弟子:ずいぶんレトロチックな袋ですね?
師匠:うむ。お前は知らんかも知れんが、これは昔の薬袋なのだ。
弟子:薬袋?ですか。
師匠:そう。昔はこんな袋を使っていたんだね。
弟子:病院で薬をもらう時の白い袋みたいな感じ?
師匠:そうそう。それの民間バージョンだね。
弟子:気が利いてますね。コマーシャル入りで一種の宣伝ってワケですね。
師匠:その通り。これは珍しいよ!
弟子:薬はまだわかるけど、こういう小袋が残ってるってすごいですね。
師匠:いいこと言うねぇ。なかなかないんだよ。
弟子:色んなものが好きな人がいるんですね。
師匠:結構多いんだよ。デザイナーさんとかね。
弟子:なるほど、デザインはすっごくいいですよね。
師匠:デザインはって、何が悪いんだ?小袋批判か!
弟子:いえ、何も。きったねーと思う人がいるんじゃないかと思って。
師匠:知らない人は買わないと思うぞ。古いものだから汚れてるし破れたりもしておる。
弟子:じゃぁ、なんで集めるんですか?
師匠:収集はキレイな物だけを集める事なのか?
弟子:そういうわけじゃないですけど。
師匠:薬袋は面白いぞ。まず、デザインが秀逸。
弟子:まさしく、昭和レトロですね。
師匠:製薬会社の歴史を紐解くも良し、効能書きや言葉使いも興味津々。
弟子:なるほどなるほど。
師匠:封緘の研究なども有意義だしね。
弟子:面白そう。
師匠:商品パッケージの基礎が全て詰まっておる。

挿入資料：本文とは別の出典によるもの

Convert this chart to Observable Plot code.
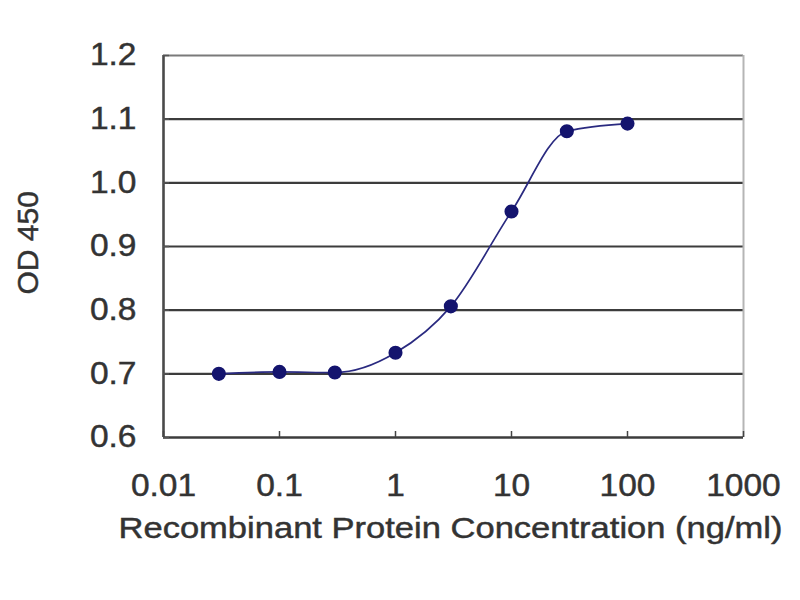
<!DOCTYPE html>
<html>
<head>
<meta charset="utf-8">
<script src="https://cdn.jsdelivr.net/npm/d3@7"></script>
<script src="https://cdn.jsdelivr.net/npm/@observablehq/plot@0.6"></script>
<style>
  html, body { margin: 0; padding: 0; background: #fff; }
  svg { display: block; }
</style>
</head>
<body>
<div id="chart"></div>
<script>
// Data
const concentration = [0.03, 0.1, 0.3, 1, 3, 10, 30, 100];
const od450 = [0.700, 0.703, 0.702, 0.733, 0.806, 0.955, 1.081, 1.093];
const xTicks = [0.01, 0.1, 1, 10, 100, 1000];
const xTickLabels = ["0.01", "0.1", "1", "10", "100", "1000"];
const yTicks = [0.6, 0.7, 0.8, 0.9, 1.0, 1.1, 1.2];
const yGrid = [0.7, 0.8, 0.9, 1.0, 1.1];
const xTitle = "Recombinant Protein Concentration (ng/ml)";
const yTitle = "OD 450";

const points = concentration.map((c, i) => ({c, od: od450[i]}));

const W = 800, H = 600;
const mL = 163, mR = 57, mT = 55, mB = 163;
const plotW = W - mL - mR, plotH = H - mT - mB;
const textColor = "#333";
const navy = "#14146e";

const chart = Plot.plot({
  width: W,
  height: H,
  marginLeft: mL,
  marginRight: mR,
  marginTop: mT,
  marginBottom: mB,
  style: {fontFamily: "'Liberation Sans', Arial, sans-serif", background: "#fff"},
  x: {type: "log", domain: [0.01, 1000]},
  y: {domain: [0.6, 1.2]},
  marks: [
    // gridlines
    Plot.ruleY(yGrid, {stroke: "#3c3c3c", strokeWidth: 2.2}),
    Plot.ruleY([1.2], {stroke: "#7a7a7a", strokeWidth: 1.8}),
    // right border (light)
    Plot.ruleX([1000], {stroke: "#b5b5b5", strokeWidth: 2}),
    // left and bottom axis lines
    Plot.ruleX([0.01], {stroke: "#4a4a4a", strokeWidth: 2.6}),
    Plot.ruleY([0.6], {stroke: "#3c3c3c", strokeWidth: 2.6}),
    // inward x ticks
    Plot.tickX(xTicks, {x: d => d, stroke: "#444", strokeWidth: 1.5, insetTop: plotH - 6}),
    // inward y ticks
    Plot.tickY(yTicks, {y: d => d, stroke: "#555", strokeWidth: 1.5, insetRight: plotW - 6}),
    // axes labels
    Plot.axisX(xTicks, {
      tickSize: 0, tickPadding: 36, tickFormat: d => xTickLabels[xTicks.indexOf(d)],
      fontSize: 31, fill: textColor, label: null
    }),
    Plot.axisY(yTicks, {
      tickSize: 0, tickPadding: 27, tickFormat: d => d.toFixed(1),
      fontSize: 31, fill: textColor, label: null
    }),
    // curve and points
    Plot.line(points, {x: "c", y: "od", stroke: "#2a2a80", strokeWidth: 1.7, curve: "monotone-x"}),
    Plot.dot(points, {x: "c", y: "od", r: 6.3, fill: navy, stroke: navy}),
    // titles
    Plot.text([xTitle], {frameAnchor: "bottom", dx: -3, dy: 100, fontSize: 29, fill: textColor, text: d => d}),
    Plot.text([yTitle], {frameAnchor: "left", dx: -135, dy: 48, rotate: -90, fontSize: 30, fill: textColor, text: d => d})
  ]
});

document.getElementById("chart").appendChild(chart);

// Slightly heavier, wider glyphs to match the reference's rendering
const tickLabelSet = new Set([...xTickLabels, ...yTicks.map(d => d.toFixed(1))]);
d3.select(chart).selectAll("text").each(function() {
  const t = this.textContent;
  this.style.stroke = textColor;
  this.style.strokeWidth = "0.45px";
  if (t === xTitle) {
    this.setAttribute("textLength", 664);
    this.setAttribute("lengthAdjust", "spacingAndGlyphs");
  } else if (tickLabelSet.has(t) && this.children.length === 0) {
    const len = this.getComputedTextLength();
    this.setAttribute("textLength", (len * 1.08).toFixed(1));
    this.setAttribute("lengthAdjust", "spacingAndGlyphs");
  }
});
</script>
</body>
</html>
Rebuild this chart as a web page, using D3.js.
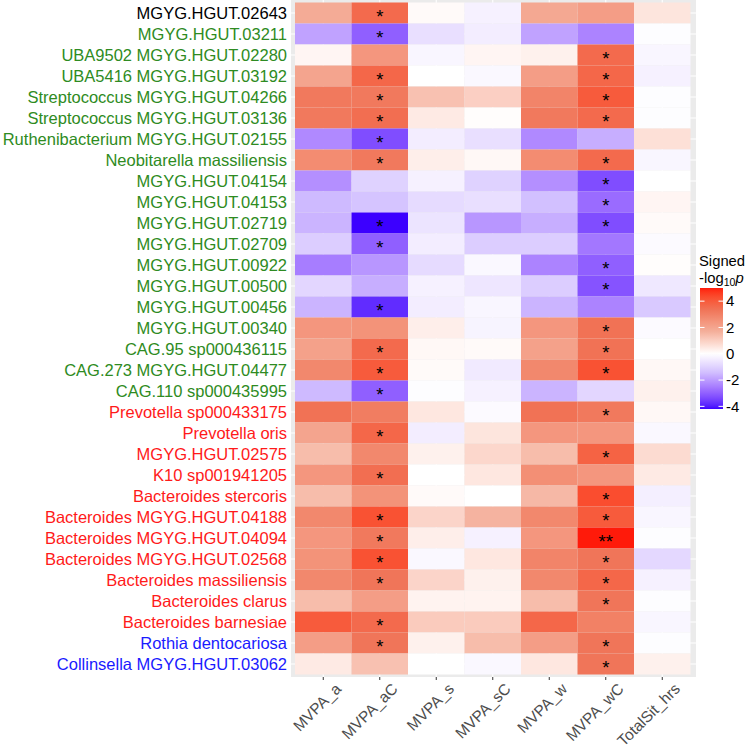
<!DOCTYPE html>
<html>
<head>
<meta charset="utf-8">
<script src="https://cdn.jsdelivr.net/npm/d3@7"></script>
<style>
  body { margin:0; background:#fff; }
  text { font-family: "Liberation Sans", Arial, sans-serif; }
</style>
</head>
<body>
<div class="canvas"></div>
<script>
const taxa = ["MGYG.HGUT.02643","MGYG.HGUT.03211","UBA9502 MGYG.HGUT.02280","UBA5416 MGYG.HGUT.03192",
  "Streptococcus MGYG.HGUT.04266","Streptococcus MGYG.HGUT.03136","Ruthenibacterium MGYG.HGUT.02155",
  "Neobitarella massiliensis","MGYG.HGUT.04154","MGYG.HGUT.04153","MGYG.HGUT.02719","MGYG.HGUT.02709",
  "MGYG.HGUT.00922","MGYG.HGUT.00500","MGYG.HGUT.00456","MGYG.HGUT.00340","CAG.95 sp000436115",
  "CAG.273 MGYG.HGUT.04477","CAG.110 sp000435995","Prevotella sp000433175","Prevotella oris",
  "MGYG.HGUT.02575","K10 sp001941205","Bacteroides stercoris","Bacteroides MGYG.HGUT.04188",
  "Bacteroides MGYG.HGUT.04094","Bacteroides MGYG.HGUT.02568","Bacteroides massiliensis",
  "Bacteroides clarus","Bacteroides barnesiae","Rothia dentocariosa","Collinsella MGYG.HGUT.03062"];
const taxaGroup = ["k","g","g","g","g","g","g","g","g","g","g","g","g","g","g","g","g","g","g",
  "r","r","r","r","r","r","r","r","r","r","r","b","b"];
const measures = ["MVPA_a","MVPA_aC","MVPA_s","MVPA_sC","MVPA_w","MVPA_wC","TotalSit_hrs"];

const MVPA_a  = [1.8,-1.9,0.2,2.0,3.2,3.2,-2.3,2.7,-2.2,-1.5,-1.6,-1.1,-2.5,-0.9,-1.6,2.4,2.1,2.8,-1.5,3.4,2.0,1.4,2.4,1.4,2.8,2.4,2.5,2.8,1.4,4.0,2.2,0.45];
const MVPA_aC = [3.6,-3.0,2.4,3.7,3.2,3.5,-3.3,3.2,-1.0,-1.3,-4.2,-3.0,-2.1,-1.7,-3.8,2.5,3.6,4.0,-3.0,3.1,3.7,2.8,3.5,2.5,4.2,3.2,4.2,3.3,2.2,3.6,3.3,1.3];
const MVPA_s  = [0.1,-0.7,-0.2,0,1.3,0.45,-0.4,0.35,-0.3,-0.8,-0.6,-0.4,-0.8,-0.3,-0.4,0.35,0.15,0.1,-0.05,0.5,-0.4,0.3,0,0.1,0.9,0.35,-0.15,0.9,0.25,1.1,0.3,0];
const MVPA_sC = [-0.3,-0.4,0.2,-0.15,1.0,0.05,-0.7,0.15,-1.0,-0.7,-2.1,-1.1,-0.15,-0.55,-0.2,-0.25,0.1,-0.45,-0.3,-0.1,0.55,0.85,0.5,0,1.6,-0.3,0.5,0.3,0.25,1.1,1.4,-0.15];
const MVPA_w  = [1.9,-1.9,0.3,2.2,2.9,3.2,-2.3,2.7,-2.2,-1.4,-1.7,-1.1,-2.4,-1.1,-1.6,2.4,2.1,2.8,-1.6,3.4,2.4,1.4,2.6,1.5,2.8,2.4,2.9,2.8,1.4,3.7,2.2,0.5];
const MVPA_wC = [2.2,-2.4,3.6,3.7,4.0,3.6,-1.7,3.6,-3.3,-2.8,-3.3,-2.6,-3.0,-3.2,-2.4,3.4,3.4,4.2,-0.9,3.2,2.4,3.8,2.4,4.3,4.0,5.0,3.3,3.7,3.3,3.0,3.3,3.3];
const TotalSit_hrs = [0.55,-0.05,-0.2,-0.3,-0.05,-0.05,0.65,-0.2,0,0.2,0.1,-0.1,0.05,-0.5,-1.2,-0.1,0,0.15,0.3,0.15,-0.15,0.75,0.45,-0.35,-0.2,-0.05,-0.85,-0.3,-0.05,-0.2,-0.05,0.3];
const series = [MVPA_a, MVPA_aC, MVPA_s, MVPA_sC, MVPA_w, MVPA_wC, TotalSit_hrs];

// significance marks (row indexes)
const starsAC = [0,1,3,4,5,6,7,10,11,14,16,17,18,20,22,24,25,26,27,29,30];
const starsWC = [2,3,4,5,7,8,9,10,12,13,15,16,17,19,21,23,24,25,26,27,28,30,31];
const doubleWC = [25];

const legendTicks = [4,2,0,-2,-4];
const groupColor = { k:"#000000", g:"#2E8B22", r:"#FF1A1A", b:"#1A1AFF" };

const W = 750, H = 748;
let svg = d3.select(".canvas").append("svg").attr("width",W).attr("height",H);

const minV = d3.min(series.flat()), maxV = d3.max(series.flat());
const redRamp = d3.piecewise(d3.interpolateLab, ["#ffffff","#F4B09C","#F07458","#FF1A0A"]);
const blueRamp = d3.piecewise(d3.interpolateLab, ["#ffffff","#D2C0FF","#9A6BFF","#3C00FF"]);
const fill = v => v >= 0 ? redRamp(v / maxV) : blueRamp(v / minV);

const x = d3.scaleBand().domain(measures).range([295, 690.5]);
const y = d3.scaleBand().domain(taxa).range([2.5, 674.5]);

// panel
svg.append("rect").attr("x",291).attr("y",0).attr("width",405).attr("height",677).attr("fill","#EBEBEB");
svg.append("g").selectAll("line").data(taxa).join("line")
  .attr("x1",291).attr("x2",696)
  .attr("y1",d => y(d) + y.bandwidth()/2).attr("y2",d => y(d) + y.bandwidth()/2)
  .attr("stroke","#fff").attr("stroke-width",1.1);
svg.append("g").selectAll("line").data(measures).join("line")
  .attr("y1",0).attr("y2",677)
  .attr("x1",d => x(d) + x.bandwidth()/2).attr("x2",d => x(d) + x.bandwidth()/2)
  .attr("stroke","#fff").attr("stroke-width",1.1);

let cells = [];
measures.forEach((m,j) => taxa.forEach((t,i) => cells.push({m, t, i, j, v: series[j][i]})));

svg.append("g").selectAll("rect").data(cells).join("rect")
  .attr("x",d => x(d.m)).attr("y",d => y(d.t))
  .attr("width",x.bandwidth()).attr("height",y.bandwidth())
  .attr("fill",d => fill(d.v));

let marks = [];
starsAC.forEach(i => marks.push({m:"MVPA_aC", t:taxa[i], s:"*"}));
starsWC.forEach(i => marks.push({m:"MVPA_wC", t:taxa[i], s: doubleWC.includes(i) ? "**" : "*"}));

svg.append("g").selectAll("text").data(marks).join("text")
  .attr("x",d => x(d.m) + x.bandwidth()/2)
  .attr("y",d => y(d.t) + y.bandwidth()/2 + 10)
  .attr("text-anchor","middle").attr("font-size",18.5).attr("fill","#000")
  .text(d => d.s);

// y axis labels
svg.append("g").selectAll("text").data(taxa).join("text")
  .attr("x",287).attr("y",d => y(d) + y.bandwidth()/2)
  .attr("dy","0.35em").attr("text-anchor","end").attr("font-size",16.5)
  .attr("fill",(d,i) => groupColor[taxaGroup[i]])
  .text(d => d);

// x axis
svg.append("g").selectAll("line").data(measures).join("line")
  .attr("x1",d => x(d) + x.bandwidth()/2).attr("x2",d => x(d) + x.bandwidth()/2)
  .attr("y1",677).attr("y2",680).attr("stroke","#333").attr("stroke-width",1);
svg.append("g").selectAll("text").data(measures).join("text")
  .attr("transform",d => `translate(${x(d) + x.bandwidth()/2 + 15},686) rotate(-45)`)
  .attr("text-anchor","end").attr("dy","0.35em").attr("font-size",15.5).attr("fill","#4D4D4D")
  .text(d => d);

// legend
const lg = svg.append("g");
lg.append("text").attr("x",699).attr("y",266).attr("font-size",14.8).text("Signed");
let t2 = lg.append("text").attr("x",699).attr("y",283).attr("font-size",14.8);
t2.append("tspan").text("-log");
t2.append("tspan").attr("font-size",10.5).attr("dy",3).text("10");
t2.append("tspan").attr("font-style","italic").attr("dy",-3).text("p");

const ly = d3.scaleLinear().domain([minV, maxV]).range([409, 288]);
const grad = svg.append("defs").append("linearGradient").attr("id","lgrad")
  .attr("x1",0).attr("x2",0).attr("y1",1).attr("y2",0);
d3.range(0, 1.0001, 0.02).forEach(f => {
  grad.append("stop").attr("offset",f).attr("stop-color",fill(minV + f*(maxV - minV)));
});
lg.append("rect").attr("x",700).attr("y",288).attr("width",23).attr("height",121).attr("fill","url(#lgrad)");
lg.selectAll("line.tk").data(legendTicks).join("line").attr("class","tk")
  .attr("x1",700).attr("x2",704.5).attr("y1",d => ly(d)).attr("y2",d => ly(d))
  .attr("stroke","#fff").attr("stroke-width",1);
lg.selectAll("line.tk2").data(legendTicks).join("line").attr("class","tk2")
  .attr("x1",718.5).attr("x2",723).attr("y1",d => ly(d)).attr("y2",d => ly(d))
  .attr("stroke","#fff").attr("stroke-width",1);
lg.selectAll("text.tl").data(legendTicks).join("text").attr("class","tl")
  .attr("x",726).attr("y",d => ly(d)).attr("dy","0.35em").attr("font-size",15)
  .text(d => d);
</script>
</body>
</html>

知らない世界がどんどん広がるぞ。
弟子:どこで売ってるんですか?
師匠:ここ。
弟子:そうじゃなく。
師匠:ほとんど売ってないよ。古物侍に頼むと何とかしてくる。
弟子:あー、あの人ヘンなものばっかり持ってますよね。
師匠:だから、ヘンなものじゃないってば。